==== DATA BLOCK ====

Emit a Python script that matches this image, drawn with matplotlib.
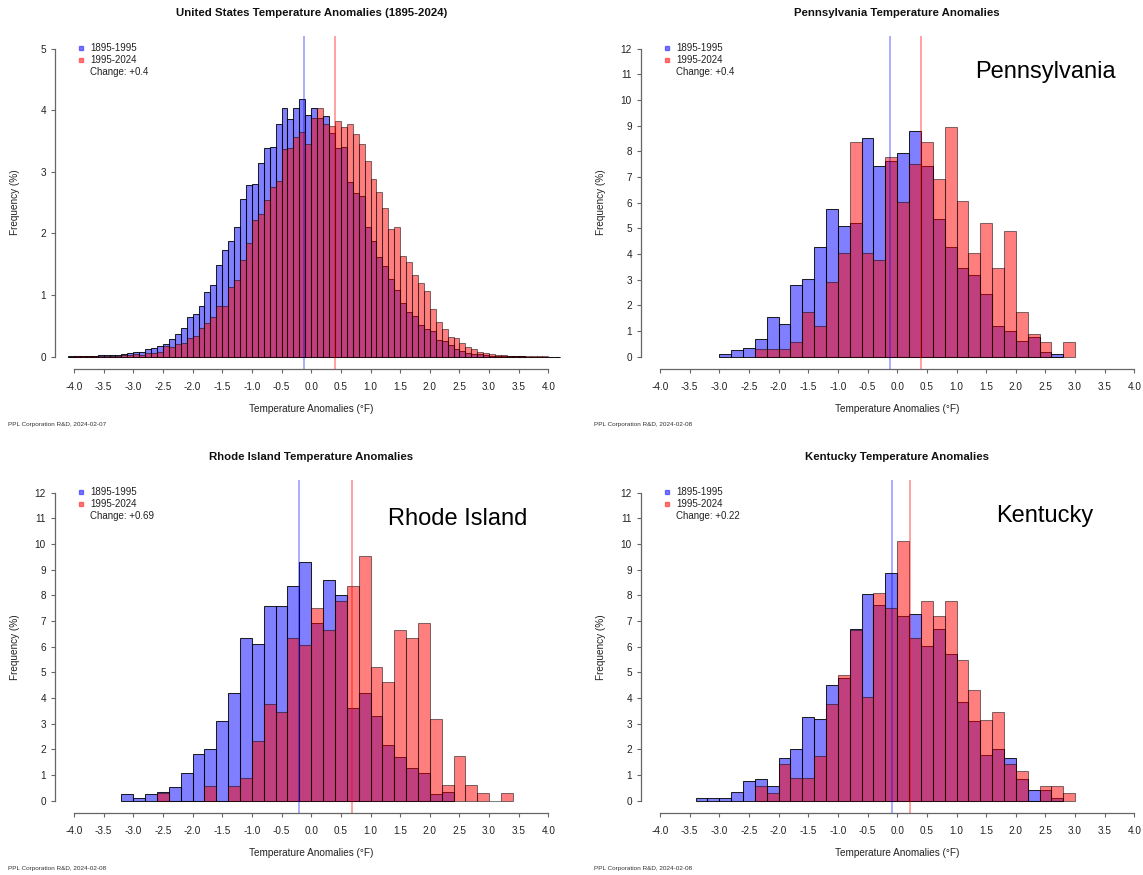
import numpy as np
import matplotlib.pyplot as plt

plt.rcParams['font.family'] = ['Liberation Sans', 'DejaVu Sans']

W, H = 1143, 875

# --- data (frequency in % per bin) ---
# United States: 0.1 degF bins from -4.1 to 4.2
us_start, us_step = -4.1, 0.1
us_blue = [0.003,
           0.005, 0.005, 0.01, 0.01, 0.02, 0.02, 0.03, 0.03, 0.04, 0.065,
           0.08, 0.075, 0.12, 0.14, 0.17, 0.20, 0.29, 0.36, 0.46, 0.64,
           0.70, 0.83, 1.05, 1.16, 1.48, 1.73, 1.87, 2.10, 2.56, 2.78,
           2.80, 3.14, 3.39, 3.40, 3.77, 4.03, 3.86, 4.03, 4.18, 3.93,
           4.04, 3.87, 3.91, 3.63, 3.39, 3.41, 2.84, 2.65, 2.60, 2.10,
           1.88, 1.61, 1.47, 1.26, 1.08, 0.87, 0.73, 0.66, 0.51, 0.45,
           0.41, 0.27, 0.25, 0.19, 0.12, 0.09, 0.065, 0.05, 0.04, 0.027,
           0.016, 0.01, 0.01, 0.005, 0.005, 0.003, 0.002, 0.002, 0.002, 0.002,
           0.002, 0.002]
us_red = [0.002,
          0.003, 0.003, 0.005, 0.005, 0.008, 0.01, 0.012, 0.015, 0.02, 0.03,
          0.045, 0.03, 0.054, 0.065, 0.08, 0.17, 0.16, 0.20, 0.22, 0.30,
          0.335, 0.46, 0.54, 0.65, 0.82, 0.83, 1.13, 1.25, 1.57, 1.84,
          2.22, 2.31, 2.54, 2.75, 2.85, 3.37, 3.39, 3.56, 3.64, 3.46,
          3.87, 4.03, 3.77, 3.75, 3.83, 3.73, 3.78, 3.61, 3.46, 3.18,
          2.88, 2.68, 2.42, 2.08, 2.10, 1.64, 1.53, 1.33, 1.19, 1.07,
          0.77, 0.57, 0.45, 0.32, 0.30, 0.23, 0.16, 0.12, 0.075, 0.054,
          0.04, 0.027, 0.02, 0.015, 0.01, 0.008, 0.006, 0.005, 0.004, 0.003,
          0.002, 0.002]

# Pennsylvania: 0.2 degF bins from -3.0
pa_start, pa_step = -3.0, 0.2
pa_blue = [0.10, 0.26, 0.35, 0.69, 1.53, 1.27, 2.78, 3.04, 4.27, 5.77,
           5.10, 5.21, 8.53, 7.44, 7.61, 7.95, 8.79, 7.44, 5.35, 4.26,
           3.44, 3.18, 2.43, 1.19, 1.01, 0.61, 0.77, 0.19, 0.10, 0.0]
pa_red = [0.0, 0.0, 0.0, 0.29, 0.29, 0.29, 0.58, 1.74, 1.18, 2.90,
          4.03, 8.35, 4.03, 3.77, 7.79, 6.04, 7.49, 8.35, 6.91, 8.94,
          6.05, 4.03, 5.21, 3.47, 4.90, 1.73, 0.88, 0.58, 0.0, 0.58]

# Rhode Island: 0.2 degF bins from -3.2
ri_start, ri_step = -3.2, 0.2
ri_blue = [0.26, 0.10, 0.26, 0.36, 0.52, 1.08, 1.84, 2.03, 3.09, 4.19,
           6.34, 6.10, 7.60, 7.60, 8.35, 9.29, 6.92, 8.61, 8.03, 3.61,
           4.19, 3.29, 2.18, 1.69, 1.27, 1.08, 0.27, 0.36, 0.0, 0.0,
           0.0, 0.0, 0.0]
ri_red = [0.0, 0.0, 0.0, 0.31, 0.0, 0.0, 0.0, 0.58, 0.0, 0.58,
          0.88, 2.31, 3.77, 3.45, 6.34, 6.05, 7.51, 6.64, 7.77, 8.35,
          9.52, 5.21, 4.62, 6.64, 6.34, 6.92, 3.18, 0.60, 1.73, 0.60,
          0.32, 0.0, 0.32]

# Kentucky: 0.2 degF bins from -3.4
ky_start, ky_step = -3.4, 0.2
ky_blue = [0.09, 0.09, 0.09, 0.34, 0.77, 0.85, 0.59, 1.68, 2.01, 3.27,
           3.18, 4.52, 4.77, 6.69, 8.05, 7.62, 8.87, 7.20, 7.27, 6.03,
           6.71, 5.70, 3.85, 3.10, 1.77, 2.01, 1.68, 0.86, 0.43, 0.43,
           0.09, 0.0]
ky_red = [0.0, 0.0, 0.0, 0.0, 0.0, 0.57, 0.29, 1.45, 0.87, 0.87,
          1.73, 3.76, 4.90, 6.64, 4.04, 8.10, 7.50, 10.10, 6.33, 7.79,
          7.21, 7.79, 5.49, 4.32, 3.16, 3.46, 1.45, 1.17, 0.0, 0.57,
          0.57, 0.29]

# mean lines
us_means = (-0.12, 0.40)
pa_means = (-0.12, 0.40)
ri_means = (-0.20, 0.69)
ky_means = (-0.08, 0.22)

x_ticks = np.arange(-4.0, 4.01, 0.5)

BLUE = (0, 0, 1, 0.5)
RED = (1, 0, 0, 0.5)
AXCOL = '#666666'
TXT = '#222222'

fig = plt.figure(figsize=(W / 100, H / 100), dpi=100)


def fig_xy(x, y):
    return x / W, 1 - y / H


def draw_bars(ax, start, step, vals, face, edge):
    vals = np.array(vals)
    nz = np.nonzero(vals)[0]
    lo, hi = nz[0], nz[-1] + 1
    lefts = start + step * np.arange(len(vals))
    ax.bar(lefts[lo:hi], vals[lo:hi], width=step, align='edge',
           facecolor=face, edgecolor=edge, linewidth=0.75)


def panel(box, start, step, blue, red, means, ymax, title, date, state=None):
    x0, x1, yt, yb = box
    ax = fig.add_axes([x0 / W, 1 - yb / H, (x1 - x0) / W, (yb - yt) / H])
    ax.set_facecolor('none')
    draw_bars(ax, start, step, blue, BLUE, (0, 0, 0, 0.85))
    draw_bars(ax, start, step, red, RED, (0, 0, 0, 0.5))
    ax.axvline(means[0], color=(0, 0, 1, 0.35), lw=1.3)
    ax.axvline(means[1], color=(1, 0, 0, 0.4), lw=1.3)

    ax.set_xlim(-4.32, 4.32)
    ax.set_ylim(-0.04 * ymax, 1.04 * ymax)
    for s in ('top', 'right'):
        ax.spines[s].set_visible(False)
    ax.spines['left'].set_bounds(0, ymax)
    ax.spines['bottom'].set_bounds(-4, 4)
    for s in ('left', 'bottom'):
        ax.spines[s].set_color(AXCOL)
        ax.spines[s].set_linewidth(0.9)
    ax.set_xticks(x_ticks)
    ax.set_xticklabels([f"{v:.1f}" for v in x_ticks])
    ax.set_yticks(range(0, ymax + 1))
    ax.set_yticklabels([str(v) for v in range(0, ymax + 1)])
    ax.tick_params(axis='x', direction='out', length=3, width=0.8, color=AXCOL,
                   labelsize=7.2, labelcolor=TXT, pad=6)
    ax.tick_params(axis='y', direction='out', length=3, width=0.8, color=AXCOL,
                   labelsize=7.2, labelcolor=TXT, pad=3.5)

    cx = x0 + (19 + 237.2)  # centre of -4..4 span
    fig.text(*fig_xy(cx, yt - 23.5), title, ha='center', va='center',
             fontsize=8.2, fontweight='bold', color='#111111')
    fig.text(*fig_xy(cx, yb + 40), 'Temperature Anomalies (°F)', ha='center',
             va='center', fontsize=7.2, color=TXT)
    fig.text(*fig_xy(x0 - 40, (yt + yb) / 2), 'Frequency (%)', ha='center',
             va='center', rotation=90, fontsize=7.2, color=TXT)
    fig.text(*fig_xy(x0 - 47, yb + 55), f'PPL Corporation R&D, {date}',
             ha='left', va='center', fontsize=4.6, color='#333333')

    # legend
    chg = means[1]
    rows = [yt + 11.8, yt + 23.6, yt + 35.4]
    for yy, col in zip(rows[:2], (BLUE, RED)):
        fx, fy = fig_xy(x0 + 25.7, yy)
        fig.lines.append(plt.Line2D([fx], [fy], marker='s', markersize=3.2,
                                    color=col, linestyle='none',
                                    transform=fig.transFigure))
    for yy, lab in zip(rows, ('1895-1995', '1995-2024', f'Change: +{chg:g}')):
        fig.text(*fig_xy(x0 + 35.5, yy), lab, ha='left', va='center',
                 fontsize=7, color=TXT)
    return ax


panel((55.0, 567.4, 36.3, 369.0), us_start, us_step, us_blue, us_red,
      us_means, 5, 'United States Temperature Anomalies (1895-2024)', '2024-02-07')
panel((641.0, 1153.4, 36.3, 369.0), pa_start, pa_step, pa_blue, pa_red,
      pa_means, 12, 'Pennsylvania Temperature Anomalies', '2024-02-08')
panel((55.0, 567.4, 480.4, 813.1), ri_start, ri_step, ri_blue, ri_red,
      ri_means, 12, 'Rhode Island Temperature Anomalies', '2024-02-08')
panel((641.0, 1153.4, 480.4, 813.1), ky_start, ky_step, ky_blue, ky_red,
      ky_means, 12, 'Kentucky Temperature Anomalies', '2024-02-08')

# large state names
fig.text(*fig_xy(975, 72), 'Pennsylvania', ha='left', va='center', fontsize=17)
fig.text(*fig_xy(388, 519), 'Rhode Island', ha='left', va='center', fontsize=17)
fig.text(*fig_xy(996, 516), 'Kentucky', ha='left', va='center', fontsize=17)

fig.savefig('out.png', dpi=100)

====

### WHAT IS NEEDED
With all pictures left out, please transcribe exactly the lines from the start of the material through the line with "W, H = 1143, 875".

### SOLUTION TO THIS PROBLEM
Emit a Python script that matches this image, drawn with matplotlib.
import numpy as np
import matplotlib.pyplot as plt

plt.rcParams['font.family'] = ['Liberation Sans', 'DejaVu Sans']

W, H = 1143, 875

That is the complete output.